You can’t make everyone happy; that’s obvious. But you can take those singular “We messed up” moments, and turn them into something good. In Soccer, we call those pivotal moments in games the Moment of Truth. It is the occasion when the referee has to make a decision that will forever shape players’ perception of him throughout the match (and possibly his career). It happens in almost every match, and getting that singular moment right can do a lot to repair or extend credibility where you might otherwise have little.
In software, that means openess. Not the Government 2.0 kind that really isn’t, but the kind where you address complaints and complainers head on. You can no longer pretend that they don’t exist. Steve Krug wrote in Don’t Make Me Think about how company FAQ pages never really tell you anything you really want to know, and he’s right: they ought to. Businesses now must hire ‘Social Media’ experts or ‘Community Managers’ to address customer service issues in this new age of the internet. As Jeff Atwood writes:
To have a personal brand, you must do something remarkable:
- lead a user group
- create a popular open-source project
- write a blog
- publish a book
- publish articles
- speak at conferences
Do whatever you like. Pick one, pick them all, or pick something that’s not on this list.* As long as it’s public, and it advances your skills, you’re creating a personal brand. And that will help your career far more than technical chops ever will.

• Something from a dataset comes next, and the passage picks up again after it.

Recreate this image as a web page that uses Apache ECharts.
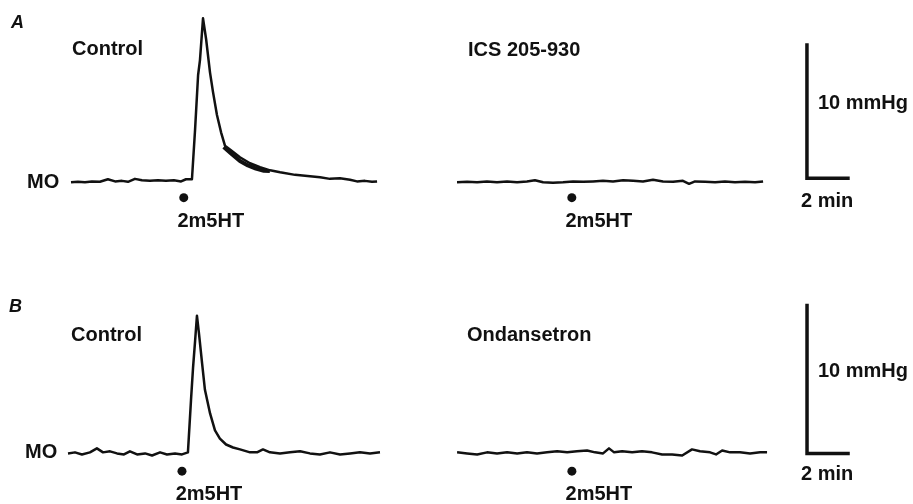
<!DOCTYPE html>
<html>
<head>
<meta charset="utf-8">
<script src="https://cdn.jsdelivr.net/npm/echarts@6/dist/echarts.min.js"></script>
<style>
  html, body { margin: 0; padding: 0; background: #fff; }
  #chart { width: 913px; height: 504px; }
</style>
</head>
<body>
<div id="chart"></div>
<script>
// time in min from start of each trace, pressure in mmHg above baseline (MO)
const aCtrlTime = [0, 0.34, 0.68, 1.02, 1.41, 1.8, 2.15, 2.49, 2.78, 3.12, 3.46, 3.85, 4.24, 4.63, 5.02, 5.37, 5.61, 5.9,
  6.05, 6.2, 6.29, 6.44, 6.59, 6.78, 6.93, 7.12, 7.32, 7.51, 7.85, 8.24, 8.73, 9.22, 9.71, 10.2, 10.93, 11.66, 12.15,
  12.63, 13.12, 13.61, 13.95, 14.34, 14.68, 14.93];
const aCtrlMmHg = [-0.15, -0.11, -0.15, -0.08, -0.11, 0.08, -0.08, -0.04, -0.11, 0.11, 0, -0.04, 0, -0.04, 0, -0.08, 0.08, 0.08,
  3.75, 7.9, 9.0, 12.15, 10.6, 8.1, 6.6, 4.9, 3.6, 2.6, 2.2, 1.73, 1.28, 0.98, 0.75, 0.6,
  0.41, 0.3, 0.23, 0.11, 0.15, 0.04, -0.08, -0.04, -0.11, -0.08];
// lower edge of the noisy band on the decay of A control
const aBandTime = [7.45, 7.85, 8.24, 8.63, 9.02, 9.41, 9.7];
const aBandMmHg = [2.5, 1.95, 1.45, 1.12, 0.88, 0.72, 0.7];

const aIcsTime = [0, 0.49, 0.98, 1.46, 1.95, 2.44, 2.93, 3.41, 3.8, 4.2, 4.68, 5.17, 5.66, 6.15, 6.63, 7.12, 7.61, 8.1,
  8.59, 9.07, 9.56, 10.05, 10.54, 11.02, 11.32, 11.61, 12.1, 12.59, 13.07, 13.56, 14.05, 14.54, 14.93];
const aIcsMmHg = [-0.15, -0.11, -0.15, -0.08, -0.15, -0.08, -0.15, -0.08, 0, -0.15, -0.19, -0.15, -0.08, -0.11, -0.08, -0.04,
  -0.08, 0, -0.04, -0.08, 0.04, -0.08, -0.11, -0.04, -0.26, -0.08, -0.11, -0.15, -0.08, -0.15, -0.11, -0.15, -0.08];

const bCtrlTime = [0, 0.34, 0.68, 1.07, 1.41, 1.71, 2.05, 2.39, 2.73, 3.02, 3.37, 3.76, 4.1, 4.49, 4.83, 5.22, 5.56, 5.85,
  6.0, 6.1, 6.2, 6.29, 6.39, 6.54, 6.68, 6.93, 7.17, 7.41, 7.71, 8.05, 8.39, 8.88, 9.22, 9.51, 9.85, 10.34, 10.83,
  11.32, 11.8, 12.29, 12.78, 13.27, 13.76, 14.24, 14.73, 15.22];
const bCtrlMmHg = [0, 0.07, -0.07, 0.07, 0.34, 0.07, 0.14, 0, -0.07, 0.14, -0.07, 0, -0.14, 0.07, -0.07, 0, -0.07, 0.07,
  3.6, 5.8, 7.6, 9.3, 8.1, 6.1, 4.3, 2.7, 1.55, 1.0, 0.6, 0.4, 0.27, 0.07, 0.07, 0.27, 0.07, 0, 0.07,
  0.14, 0, -0.07, 0.07, -0.07, 0, 0.07, 0, 0.07];

const bOndTime = [0, 0.49, 0.98, 1.46, 1.95, 2.44, 2.93, 3.41, 3.9, 4.39, 4.88, 5.37, 5.85, 6.34, 6.73, 7.12, 7.41, 7.66,
  8.05, 8.54, 9.02, 9.51, 10.0, 10.49, 10.98, 11.46, 11.85, 12.34, 12.63, 12.93, 13.32, 13.8, 14.29, 14.78, 15.12];
const bOndMmHg = [0.07, 0, -0.07, 0.07, 0, 0.07, 0, 0.07, 0, 0.07, 0.14, 0.07, 0.14, 0.2, 0.07, 0, 0.34, 0.07,
  0.14, 0.07, 0.14, 0.07, -0.07, -0.07, -0.14, 0.27, 0.14, 0.07, -0.07, 0.2, 0.07, 0.07, 0, 0.07, 0.07];

// 2m5HT given at (min from trace start)
const doseTime = { aCtrl: 5.5, aIcs: 5.6, bCtrl: 5.56, bOnd: 5.6 };
const doseMark = { a: -1.3, b: -1.2 };

// scale bars
const barMin = 2;
const barMmHg = 10;

// where each trace sits on its row's time axis
const rightOffsetA = 18.83;
const rightOffsetB = 18.98;
const barOffsetA = 35.9;
const barOffsetB = 36.05;

const ink = '#111';
const textFont = 'bold 20px "Liberation Sans", Arial, sans-serif';

const zip = (t, v, off) => t.map((x, i) => [x + off, v[i]]);

const traceSeries = (data, idx, width) => ({
  type: 'line',
  xAxisIndex: idx,
  yAxisIndex: idx,
  data: data,
  showSymbol: false,
  smooth: false,
  clip: false,
  lineStyle: { color: ink, width: width || 2.5, join: 'round' },
  silent: true,
});

const doseSeries = (data, idx) => ({
  type: 'scatter',
  xAxisIndex: idx,
  yAxisIndex: idx,
  data: data,
  symbol: 'circle',
  symbolSize: 9,
  itemStyle: { color: ink, opacity: 1 },
  label: {
    show: true,
    formatter: '2m5HT',
    position: 'bottom',
    distance: 9,
    offset: [27, 0],
    color: ink,
    opacity: 1,
    fontSize: 20,
    fontWeight: 'bold',
    fontFamily: '"Liberation Sans", Arial, sans-serif',
  },
  silent: true,
});

const barSeries = (x0, y0, idx) => ({
  type: 'line',
  xAxisIndex: idx,
  yAxisIndex: idx,
  data: [[x0, y0 + barMmHg], [x0, y0], [x0 + barMin, y0]],
  showSymbol: false,
  clip: false,
  lineStyle: { color: ink, width: 3.5, cap: 'square', join: 'miter' },
  silent: true,
});

const txt = (text, x, y, font) => ({
  type: 'text',
  x: x,
  y: y,
  style: {
    text: text,
    font: font || textFont,
    fill: ink,
    verticalAlign: 'middle',
    textVerticalAlign: 'middle',
  },
});

const chart = echarts.init(document.getElementById('chart'), null, { renderer: 'canvas' });

chart.setOption({
  backgroundColor: '#fff',
  animation: false,
  grid: [
    { left: 71, top: 7, width: 820, height: 200 },
    { left: 68, top: 261, width: 820, height: 222 },
  ],
  xAxis: [
    { type: 'value', gridIndex: 0, min: 0, max: 40, show: false },
    { type: 'value', gridIndex: 1, min: 0, max: 40, show: false },
  ],
  yAxis: [
    { type: 'value', gridIndex: 0, min: -2, max: 13, show: false },
    { type: 'value', gridIndex: 1, min: -2, max: 13, show: false },
  ],
  series: [
    traceSeries(zip(aCtrlTime, aCtrlMmHg, 0), 0),
    traceSeries(zip(aBandTime, aBandMmHg, 0), 0, 4),
    traceSeries(zip(aIcsTime, aIcsMmHg, rightOffsetA), 0),
    traceSeries(zip(bCtrlTime, bCtrlMmHg, 0), 1),
    traceSeries(zip(bOndTime, bOndMmHg, rightOffsetB), 1),
    doseSeries([[doseTime.aCtrl, doseMark.a], [doseTime.aIcs + rightOffsetA, doseMark.a]], 0),
    doseSeries([[doseTime.bCtrl, doseMark.b], [doseTime.bOnd + rightOffsetB, doseMark.b]], 1),
    barSeries(barOffsetA, 0.15, 0),
    barSeries(barOffsetB, 0, 1),
  ],
  graphic: [
    txt('A', 11, 23, 'italic bold 18px "Liberation Sans", Arial, sans-serif'),
    txt('Control', 72, 49),
    txt('ICS 205-930', 468, 50),
    txt('MO', 27, 182),
    txt('10 mmHg', 818, 103),
    txt('2 min', 801, 201),
    txt('B', 9, 307, 'italic bold 18px "Liberation Sans", Arial, sans-serif'),
    txt('Control', 71, 335),
    txt('Ondansetron', 467, 335),
    txt('MO', 25, 452),
    txt('10 mmHg', 818, 371),
    txt('2 min', 801, 474),
  ],
});
</script>
</body>
</html>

His advice is as salient for businesses as it is for individuals (and software companies doubly so!). What can businesses do to build their online brand?
- participate in social media (not just press releases, please)
- encourage your employees to participate in social media
- only censor the business proprietary stuff
- let the warts shine through
- become personable
Having a ‘blessed’ social media account is not the same thing as 5,000 employees having blogs and twitter accounts. 1 voice is meaningless, but a sea of employees generally talking about their day/life/work makes me interested about those things. I never gave Dell a second thought until I saw that they have a lot of employees with Twitter accounts. Now their brand is more personal to me. Microsoft was an early adopter of this with encouraging blogs being written by their employees. The question is, why isn’t your company building its online brand through employee crowd-sourcing?
If you don’t build your company’s online brand and keep it polished, someone will tarnish it, and you’ll only have yourself to blame.